Islamic banks in the Gulf Cooperation Council (GCC) are likely to grow faster than their conventional counterparts and increase their share of GCC banking system assets for the foreseeable future, according to Standard & Poor’s Ratings Services
S&P in a report published on Tuesday titled “Gulf Islamic Banks Continue To Grow Faster Than Their Conventional Peers, But Profitability Rates Are Converging” said the profitability rates for the two banking models are converging as Islamic banks are taking a more pronounced hit from lower interest rates and non-core banking revenues than their conventional peers because they traditionally operate with larger bases of non-interest bearing liabilities.

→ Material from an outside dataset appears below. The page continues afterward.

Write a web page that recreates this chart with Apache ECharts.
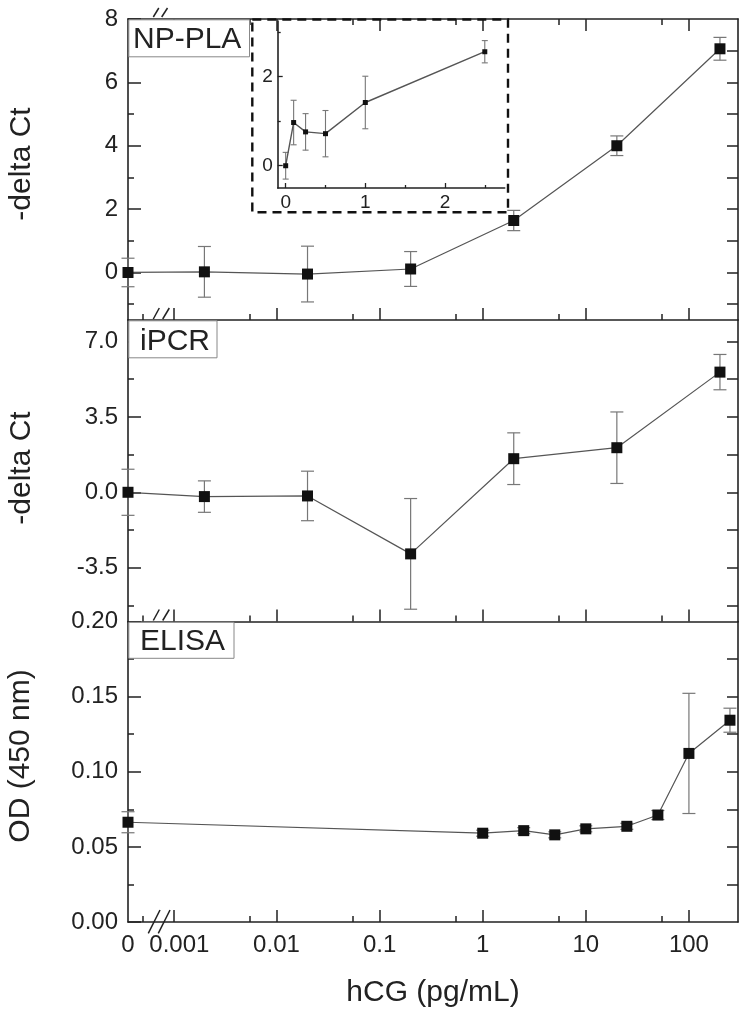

“We think Islamic banking will continue to increase its market share in the Gulf, and we expect the operating environment over the next two years to remain supportive for Islamic banks’ credit quality,” Standard & Poor’s credit analyst Timucin Engin, said.
That said, low interest rates and lower capital market-related gains than 2008 pre-crisis levels are impairing revenue growth for most Islamic banks in the region, leading to profitability convergence with their conventional peers.
Unless we see a cycle of higher interest rates that would help Islamic banks to expand their net interest margins, we expect to continue to see convergence between conventional and Islamic banking returns in the GCC region over the next few years.
Islamic banks used to be able to rely on strong returns from non-banking activities such as capital markets and real estate owing to the inflationary asset valuation cycle in the region. After their recent credit losses we now expect them to have similar provisioning levels to their conventional peers.
“We believe the convergence of returns between the conventional and the Islamic banking models in the GCC region is here to stay,” Engin, added.